• [Data for this task]
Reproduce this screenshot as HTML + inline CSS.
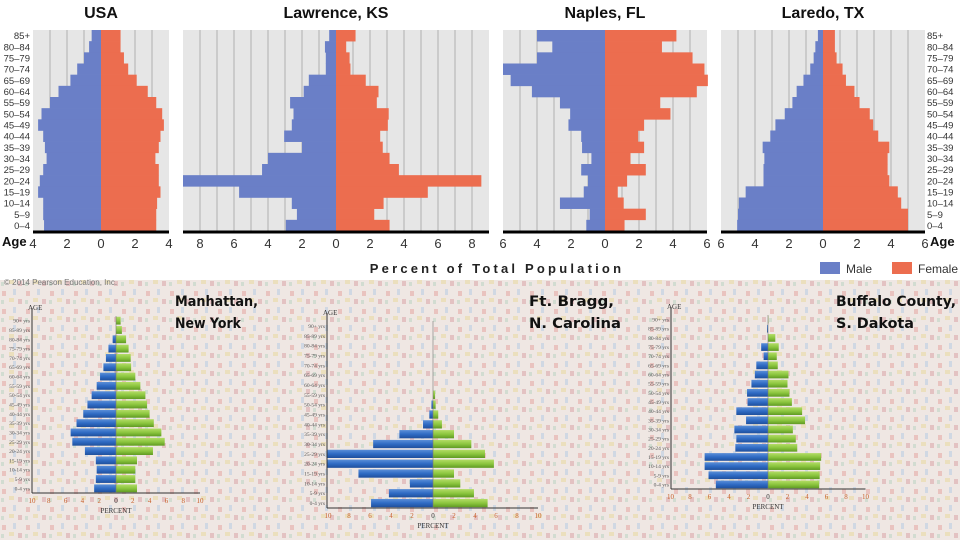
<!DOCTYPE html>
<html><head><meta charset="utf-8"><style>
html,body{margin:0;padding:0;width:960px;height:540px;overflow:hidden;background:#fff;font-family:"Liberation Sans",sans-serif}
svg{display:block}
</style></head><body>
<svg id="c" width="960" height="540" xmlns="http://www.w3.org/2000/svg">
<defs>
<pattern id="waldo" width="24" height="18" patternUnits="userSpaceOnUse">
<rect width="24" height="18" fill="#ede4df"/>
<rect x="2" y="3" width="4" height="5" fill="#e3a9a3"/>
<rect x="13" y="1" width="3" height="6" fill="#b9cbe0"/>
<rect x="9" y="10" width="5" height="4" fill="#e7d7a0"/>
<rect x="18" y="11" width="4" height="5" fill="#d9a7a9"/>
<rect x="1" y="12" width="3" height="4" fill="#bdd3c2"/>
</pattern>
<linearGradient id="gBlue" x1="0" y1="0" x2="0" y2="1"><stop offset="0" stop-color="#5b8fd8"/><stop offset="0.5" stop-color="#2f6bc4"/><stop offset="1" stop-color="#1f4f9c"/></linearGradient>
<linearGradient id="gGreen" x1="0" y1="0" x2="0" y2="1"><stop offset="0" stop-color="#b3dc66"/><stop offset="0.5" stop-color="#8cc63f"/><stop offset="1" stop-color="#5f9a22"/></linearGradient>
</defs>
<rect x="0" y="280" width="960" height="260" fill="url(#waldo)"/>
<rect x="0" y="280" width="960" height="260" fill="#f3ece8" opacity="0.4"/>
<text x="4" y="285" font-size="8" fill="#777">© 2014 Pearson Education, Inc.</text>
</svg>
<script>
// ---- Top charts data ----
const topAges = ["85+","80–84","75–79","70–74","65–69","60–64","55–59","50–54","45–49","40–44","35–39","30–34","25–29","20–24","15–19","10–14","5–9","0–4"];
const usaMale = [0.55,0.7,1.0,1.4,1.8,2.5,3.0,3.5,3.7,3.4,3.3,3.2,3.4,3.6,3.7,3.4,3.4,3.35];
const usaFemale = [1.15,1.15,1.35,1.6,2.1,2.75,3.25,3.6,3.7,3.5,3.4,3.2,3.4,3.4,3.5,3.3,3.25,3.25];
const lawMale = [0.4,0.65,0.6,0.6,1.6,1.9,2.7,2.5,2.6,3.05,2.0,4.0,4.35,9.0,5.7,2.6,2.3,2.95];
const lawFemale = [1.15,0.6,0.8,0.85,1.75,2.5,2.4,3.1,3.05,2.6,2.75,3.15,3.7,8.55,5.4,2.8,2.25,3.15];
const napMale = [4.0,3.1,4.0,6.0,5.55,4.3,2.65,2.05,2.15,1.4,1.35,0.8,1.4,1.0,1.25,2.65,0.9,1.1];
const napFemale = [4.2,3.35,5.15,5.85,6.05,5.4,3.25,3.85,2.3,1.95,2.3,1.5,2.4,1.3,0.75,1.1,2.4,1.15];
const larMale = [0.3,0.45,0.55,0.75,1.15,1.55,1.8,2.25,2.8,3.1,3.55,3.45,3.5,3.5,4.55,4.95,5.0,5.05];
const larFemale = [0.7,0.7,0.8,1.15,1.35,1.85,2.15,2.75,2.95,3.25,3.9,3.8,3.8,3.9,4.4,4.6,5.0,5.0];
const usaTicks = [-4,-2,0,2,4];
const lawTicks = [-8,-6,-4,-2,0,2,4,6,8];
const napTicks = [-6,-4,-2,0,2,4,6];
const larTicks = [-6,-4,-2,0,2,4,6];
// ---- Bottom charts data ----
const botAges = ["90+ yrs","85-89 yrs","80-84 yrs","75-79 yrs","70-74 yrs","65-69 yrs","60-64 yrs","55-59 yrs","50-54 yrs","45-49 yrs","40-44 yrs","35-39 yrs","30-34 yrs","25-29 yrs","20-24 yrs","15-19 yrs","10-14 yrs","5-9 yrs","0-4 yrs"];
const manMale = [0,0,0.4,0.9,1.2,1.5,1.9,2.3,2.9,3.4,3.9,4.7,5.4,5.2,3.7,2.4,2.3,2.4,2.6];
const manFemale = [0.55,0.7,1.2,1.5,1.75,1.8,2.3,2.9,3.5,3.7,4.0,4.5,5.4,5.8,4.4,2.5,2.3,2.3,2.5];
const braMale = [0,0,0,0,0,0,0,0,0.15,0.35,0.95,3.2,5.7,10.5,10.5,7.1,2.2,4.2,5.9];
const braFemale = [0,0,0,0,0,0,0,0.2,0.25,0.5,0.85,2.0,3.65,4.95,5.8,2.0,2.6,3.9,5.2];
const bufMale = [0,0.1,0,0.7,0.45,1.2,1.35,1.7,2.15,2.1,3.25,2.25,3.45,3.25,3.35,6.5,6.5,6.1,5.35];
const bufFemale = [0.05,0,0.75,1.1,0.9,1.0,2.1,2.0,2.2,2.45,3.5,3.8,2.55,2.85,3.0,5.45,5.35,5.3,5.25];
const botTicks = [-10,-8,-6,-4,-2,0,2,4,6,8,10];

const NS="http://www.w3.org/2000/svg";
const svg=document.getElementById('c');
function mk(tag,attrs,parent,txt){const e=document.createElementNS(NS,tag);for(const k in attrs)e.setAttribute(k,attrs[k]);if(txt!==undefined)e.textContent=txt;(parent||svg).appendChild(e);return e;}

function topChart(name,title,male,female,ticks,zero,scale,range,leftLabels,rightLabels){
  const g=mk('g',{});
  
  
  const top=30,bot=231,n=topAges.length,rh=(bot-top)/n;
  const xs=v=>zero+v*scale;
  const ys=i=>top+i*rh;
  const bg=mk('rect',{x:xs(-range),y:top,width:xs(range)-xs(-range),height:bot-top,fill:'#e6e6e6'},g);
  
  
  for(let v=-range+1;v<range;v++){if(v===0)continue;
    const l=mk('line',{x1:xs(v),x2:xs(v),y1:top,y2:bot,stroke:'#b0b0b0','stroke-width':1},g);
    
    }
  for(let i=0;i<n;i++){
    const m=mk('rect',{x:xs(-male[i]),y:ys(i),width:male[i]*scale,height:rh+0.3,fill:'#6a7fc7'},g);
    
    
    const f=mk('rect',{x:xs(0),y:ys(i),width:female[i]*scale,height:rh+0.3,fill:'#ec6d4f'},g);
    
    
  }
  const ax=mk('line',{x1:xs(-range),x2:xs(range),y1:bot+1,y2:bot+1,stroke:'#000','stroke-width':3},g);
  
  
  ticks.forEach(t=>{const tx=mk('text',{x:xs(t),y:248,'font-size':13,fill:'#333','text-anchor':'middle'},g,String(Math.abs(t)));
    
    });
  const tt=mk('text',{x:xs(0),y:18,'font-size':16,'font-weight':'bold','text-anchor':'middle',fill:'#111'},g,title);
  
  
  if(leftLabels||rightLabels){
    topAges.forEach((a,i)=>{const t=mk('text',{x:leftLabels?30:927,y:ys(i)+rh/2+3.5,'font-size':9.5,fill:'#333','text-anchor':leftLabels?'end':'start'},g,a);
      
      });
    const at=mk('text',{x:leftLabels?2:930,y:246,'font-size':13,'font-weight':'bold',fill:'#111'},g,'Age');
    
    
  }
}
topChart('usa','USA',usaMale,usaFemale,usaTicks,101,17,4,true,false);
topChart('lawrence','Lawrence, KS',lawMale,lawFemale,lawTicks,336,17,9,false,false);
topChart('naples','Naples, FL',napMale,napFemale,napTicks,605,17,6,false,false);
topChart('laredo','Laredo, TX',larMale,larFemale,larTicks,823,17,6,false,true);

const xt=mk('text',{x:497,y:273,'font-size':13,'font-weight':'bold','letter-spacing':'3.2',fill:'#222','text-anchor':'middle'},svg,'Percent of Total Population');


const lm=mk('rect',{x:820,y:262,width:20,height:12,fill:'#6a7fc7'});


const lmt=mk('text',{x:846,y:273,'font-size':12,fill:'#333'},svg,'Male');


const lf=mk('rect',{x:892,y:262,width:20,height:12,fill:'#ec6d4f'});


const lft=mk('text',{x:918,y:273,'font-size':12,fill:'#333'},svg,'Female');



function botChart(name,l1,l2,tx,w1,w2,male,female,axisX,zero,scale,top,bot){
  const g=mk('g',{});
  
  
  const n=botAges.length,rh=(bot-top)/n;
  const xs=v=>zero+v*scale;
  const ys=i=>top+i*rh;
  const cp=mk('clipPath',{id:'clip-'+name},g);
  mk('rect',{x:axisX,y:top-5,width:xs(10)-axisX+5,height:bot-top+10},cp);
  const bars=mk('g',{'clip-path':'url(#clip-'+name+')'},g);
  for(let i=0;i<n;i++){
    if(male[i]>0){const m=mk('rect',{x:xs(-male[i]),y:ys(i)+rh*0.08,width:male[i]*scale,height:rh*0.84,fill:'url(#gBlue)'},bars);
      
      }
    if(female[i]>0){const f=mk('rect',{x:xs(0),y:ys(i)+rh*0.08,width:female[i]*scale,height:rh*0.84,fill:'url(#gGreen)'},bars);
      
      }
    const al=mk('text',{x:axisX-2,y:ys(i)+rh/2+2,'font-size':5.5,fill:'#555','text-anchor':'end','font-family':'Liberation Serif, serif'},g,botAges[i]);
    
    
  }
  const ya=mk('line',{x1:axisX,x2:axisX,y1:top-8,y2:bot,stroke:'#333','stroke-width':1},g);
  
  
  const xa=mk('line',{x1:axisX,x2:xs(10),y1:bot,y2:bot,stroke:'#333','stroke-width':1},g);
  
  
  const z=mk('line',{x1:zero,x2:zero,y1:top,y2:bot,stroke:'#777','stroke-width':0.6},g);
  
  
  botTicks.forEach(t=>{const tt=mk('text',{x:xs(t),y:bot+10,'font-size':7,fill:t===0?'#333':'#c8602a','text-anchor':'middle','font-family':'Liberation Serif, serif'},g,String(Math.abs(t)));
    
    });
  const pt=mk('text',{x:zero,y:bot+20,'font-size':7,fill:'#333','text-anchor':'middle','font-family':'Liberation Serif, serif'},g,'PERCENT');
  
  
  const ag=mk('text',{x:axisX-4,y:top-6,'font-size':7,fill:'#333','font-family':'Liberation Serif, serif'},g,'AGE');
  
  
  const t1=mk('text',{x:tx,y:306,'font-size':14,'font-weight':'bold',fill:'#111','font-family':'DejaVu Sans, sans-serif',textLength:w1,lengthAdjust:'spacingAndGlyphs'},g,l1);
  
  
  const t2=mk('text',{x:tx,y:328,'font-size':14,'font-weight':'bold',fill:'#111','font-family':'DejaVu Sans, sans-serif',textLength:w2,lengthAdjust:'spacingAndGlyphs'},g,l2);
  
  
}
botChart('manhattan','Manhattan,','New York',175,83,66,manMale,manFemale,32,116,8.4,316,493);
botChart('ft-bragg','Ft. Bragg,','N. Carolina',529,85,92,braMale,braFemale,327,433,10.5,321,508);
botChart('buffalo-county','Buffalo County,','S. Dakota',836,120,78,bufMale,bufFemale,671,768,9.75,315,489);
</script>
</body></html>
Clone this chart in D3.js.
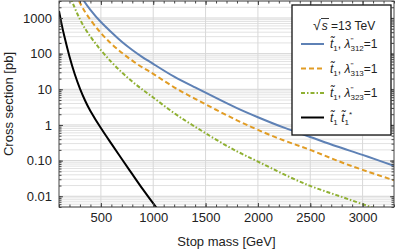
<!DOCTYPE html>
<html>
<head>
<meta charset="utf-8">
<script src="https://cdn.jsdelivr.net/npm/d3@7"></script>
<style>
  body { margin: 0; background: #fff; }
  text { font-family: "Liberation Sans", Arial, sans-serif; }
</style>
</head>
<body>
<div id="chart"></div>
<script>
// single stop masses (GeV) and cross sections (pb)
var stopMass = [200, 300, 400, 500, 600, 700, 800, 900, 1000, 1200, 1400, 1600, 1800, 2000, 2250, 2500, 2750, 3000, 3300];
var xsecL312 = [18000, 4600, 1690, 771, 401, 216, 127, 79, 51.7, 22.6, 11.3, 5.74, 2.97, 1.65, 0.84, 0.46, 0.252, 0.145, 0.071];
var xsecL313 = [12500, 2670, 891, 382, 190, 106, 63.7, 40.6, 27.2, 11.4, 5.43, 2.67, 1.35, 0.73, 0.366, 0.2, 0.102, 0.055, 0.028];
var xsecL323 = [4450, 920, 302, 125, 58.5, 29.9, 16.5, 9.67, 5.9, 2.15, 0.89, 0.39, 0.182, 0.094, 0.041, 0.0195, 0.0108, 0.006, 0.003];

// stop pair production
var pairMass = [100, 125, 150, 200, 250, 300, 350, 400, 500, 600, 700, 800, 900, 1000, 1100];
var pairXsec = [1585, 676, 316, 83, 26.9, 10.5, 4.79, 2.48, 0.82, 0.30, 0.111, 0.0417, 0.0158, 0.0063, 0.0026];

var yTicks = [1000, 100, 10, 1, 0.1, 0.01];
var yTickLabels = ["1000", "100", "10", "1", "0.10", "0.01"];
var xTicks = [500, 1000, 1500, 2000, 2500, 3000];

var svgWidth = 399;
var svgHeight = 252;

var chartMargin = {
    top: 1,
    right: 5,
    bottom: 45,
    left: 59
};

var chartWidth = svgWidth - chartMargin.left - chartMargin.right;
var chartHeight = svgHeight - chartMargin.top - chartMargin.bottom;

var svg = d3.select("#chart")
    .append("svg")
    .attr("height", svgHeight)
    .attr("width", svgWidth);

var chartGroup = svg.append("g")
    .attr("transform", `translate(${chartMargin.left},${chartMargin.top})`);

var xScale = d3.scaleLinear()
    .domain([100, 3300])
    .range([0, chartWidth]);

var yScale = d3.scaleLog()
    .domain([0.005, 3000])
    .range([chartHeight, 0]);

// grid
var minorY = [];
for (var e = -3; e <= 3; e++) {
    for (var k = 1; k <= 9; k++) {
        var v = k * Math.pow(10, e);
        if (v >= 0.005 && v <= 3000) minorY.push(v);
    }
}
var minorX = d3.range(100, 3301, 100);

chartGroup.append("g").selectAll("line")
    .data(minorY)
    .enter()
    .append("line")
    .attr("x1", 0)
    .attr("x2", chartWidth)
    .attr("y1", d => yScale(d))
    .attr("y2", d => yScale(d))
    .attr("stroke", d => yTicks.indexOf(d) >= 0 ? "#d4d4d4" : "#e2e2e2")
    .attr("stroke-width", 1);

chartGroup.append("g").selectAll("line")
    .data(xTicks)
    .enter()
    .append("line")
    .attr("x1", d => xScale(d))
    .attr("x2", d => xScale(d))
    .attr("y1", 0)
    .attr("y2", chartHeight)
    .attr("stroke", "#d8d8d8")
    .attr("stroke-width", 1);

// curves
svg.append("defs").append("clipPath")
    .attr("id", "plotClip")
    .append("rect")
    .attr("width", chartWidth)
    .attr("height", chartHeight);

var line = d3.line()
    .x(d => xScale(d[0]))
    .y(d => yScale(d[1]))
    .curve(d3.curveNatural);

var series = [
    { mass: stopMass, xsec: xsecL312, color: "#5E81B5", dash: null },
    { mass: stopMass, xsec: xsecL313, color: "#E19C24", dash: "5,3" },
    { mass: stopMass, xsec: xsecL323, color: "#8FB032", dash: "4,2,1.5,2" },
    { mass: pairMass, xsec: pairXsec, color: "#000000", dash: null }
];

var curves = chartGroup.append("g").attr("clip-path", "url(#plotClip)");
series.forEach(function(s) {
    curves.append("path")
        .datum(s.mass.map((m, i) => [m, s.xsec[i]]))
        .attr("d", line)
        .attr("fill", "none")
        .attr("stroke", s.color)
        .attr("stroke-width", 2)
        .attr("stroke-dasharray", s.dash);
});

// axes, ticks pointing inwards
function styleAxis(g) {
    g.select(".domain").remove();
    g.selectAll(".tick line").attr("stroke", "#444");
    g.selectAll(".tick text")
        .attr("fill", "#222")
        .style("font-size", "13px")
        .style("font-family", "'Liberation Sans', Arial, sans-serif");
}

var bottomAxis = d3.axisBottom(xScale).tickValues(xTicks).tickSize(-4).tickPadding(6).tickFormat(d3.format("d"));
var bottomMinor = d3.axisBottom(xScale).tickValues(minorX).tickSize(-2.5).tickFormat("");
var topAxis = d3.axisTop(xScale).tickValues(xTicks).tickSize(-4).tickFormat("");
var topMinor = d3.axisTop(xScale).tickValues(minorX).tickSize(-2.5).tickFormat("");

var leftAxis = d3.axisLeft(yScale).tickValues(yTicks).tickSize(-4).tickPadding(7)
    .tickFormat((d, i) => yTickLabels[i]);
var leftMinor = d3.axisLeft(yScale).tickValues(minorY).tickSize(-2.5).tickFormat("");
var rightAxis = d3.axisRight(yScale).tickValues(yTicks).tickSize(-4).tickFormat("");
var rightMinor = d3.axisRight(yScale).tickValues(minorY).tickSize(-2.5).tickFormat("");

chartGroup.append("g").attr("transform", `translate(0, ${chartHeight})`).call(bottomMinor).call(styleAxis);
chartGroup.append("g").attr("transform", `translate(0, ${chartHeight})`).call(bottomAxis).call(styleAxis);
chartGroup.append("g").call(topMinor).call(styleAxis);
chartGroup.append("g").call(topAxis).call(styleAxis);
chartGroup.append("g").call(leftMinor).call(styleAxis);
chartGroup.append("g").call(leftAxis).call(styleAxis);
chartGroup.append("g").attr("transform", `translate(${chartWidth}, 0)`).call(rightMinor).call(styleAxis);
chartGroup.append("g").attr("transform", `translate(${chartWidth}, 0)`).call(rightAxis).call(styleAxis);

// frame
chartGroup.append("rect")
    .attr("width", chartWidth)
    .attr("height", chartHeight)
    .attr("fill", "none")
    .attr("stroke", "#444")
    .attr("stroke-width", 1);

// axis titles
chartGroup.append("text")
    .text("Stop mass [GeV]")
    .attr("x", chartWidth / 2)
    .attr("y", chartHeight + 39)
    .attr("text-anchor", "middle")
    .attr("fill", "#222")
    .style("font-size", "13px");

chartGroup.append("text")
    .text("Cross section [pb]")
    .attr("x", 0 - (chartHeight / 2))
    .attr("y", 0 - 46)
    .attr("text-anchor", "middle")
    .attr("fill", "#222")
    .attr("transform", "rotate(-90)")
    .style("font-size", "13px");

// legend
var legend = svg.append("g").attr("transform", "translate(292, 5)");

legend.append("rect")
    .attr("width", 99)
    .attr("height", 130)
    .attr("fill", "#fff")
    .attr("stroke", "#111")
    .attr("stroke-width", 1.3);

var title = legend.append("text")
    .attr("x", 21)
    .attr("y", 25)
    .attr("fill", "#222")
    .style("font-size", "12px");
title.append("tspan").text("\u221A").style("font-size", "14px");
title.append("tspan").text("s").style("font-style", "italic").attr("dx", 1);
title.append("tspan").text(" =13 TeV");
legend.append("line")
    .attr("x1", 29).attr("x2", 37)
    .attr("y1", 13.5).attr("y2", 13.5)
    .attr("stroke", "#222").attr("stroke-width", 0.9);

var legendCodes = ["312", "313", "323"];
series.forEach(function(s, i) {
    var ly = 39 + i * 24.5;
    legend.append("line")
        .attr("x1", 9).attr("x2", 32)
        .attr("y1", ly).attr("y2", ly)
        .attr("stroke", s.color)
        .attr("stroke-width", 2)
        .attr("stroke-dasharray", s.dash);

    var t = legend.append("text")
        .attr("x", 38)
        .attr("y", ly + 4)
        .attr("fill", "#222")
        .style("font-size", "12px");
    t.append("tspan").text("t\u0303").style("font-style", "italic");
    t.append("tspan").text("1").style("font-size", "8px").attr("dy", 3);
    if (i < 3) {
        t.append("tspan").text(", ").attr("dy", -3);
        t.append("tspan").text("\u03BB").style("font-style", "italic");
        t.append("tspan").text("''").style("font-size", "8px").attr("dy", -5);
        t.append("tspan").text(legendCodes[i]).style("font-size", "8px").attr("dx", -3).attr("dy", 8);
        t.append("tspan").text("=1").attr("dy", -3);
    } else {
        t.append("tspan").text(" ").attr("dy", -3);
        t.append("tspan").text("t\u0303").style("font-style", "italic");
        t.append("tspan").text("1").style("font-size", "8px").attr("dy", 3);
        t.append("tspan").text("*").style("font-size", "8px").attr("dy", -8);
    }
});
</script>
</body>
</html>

• [Goal]
Start with the line that includes "Clone this chart in D3.js." and finish with the line that includes "0.0108, 0.006, 0.003];": reproduce those lines exactly, nothing before or after, and omit any pictures.

• [Correct result]
Clone this chart in D3.js.
<!DOCTYPE html>
<html>
<head>
<meta charset="utf-8">
<script src="https://cdn.jsdelivr.net/npm/d3@7"></script>
<style>
  body { margin: 0; background: #fff; }
  text { font-family: "Liberation Sans", Arial, sans-serif; }
</style>
</head>
<body>
<div id="chart"></div>
<script>
// single stop masses (GeV) and cross sections (pb)
var stopMass = [200, 300, 400, 500, 600, 700, 800, 900, 1000, 1200, 1400, 1600, 1800, 2000, 2250, 2500, 2750, 3000, 3300];
var xsecL312 = [18000, 4600, 1690, 771, 401, 216, 127, 79, 51.7, 22.6, 11.3, 5.74, 2.97, 1.65, 0.84, 0.46, 0.252, 0.145, 0.071];
var xsecL313 = [12500, 2670, 891, 382, 190, 106, 63.7, 40.6, 27.2, 11.4, 5.43, 2.67, 1.35, 0.73, 0.366, 0.2, 0.102, 0.055, 0.028];
var xsecL323 = [4450, 920, 302, 125, 58.5, 29.9, 16.5, 9.67, 5.9, 2.15, 0.89, 0.39, 0.182, 0.094, 0.041, 0.0195, 0.0108, 0.006, 0.003];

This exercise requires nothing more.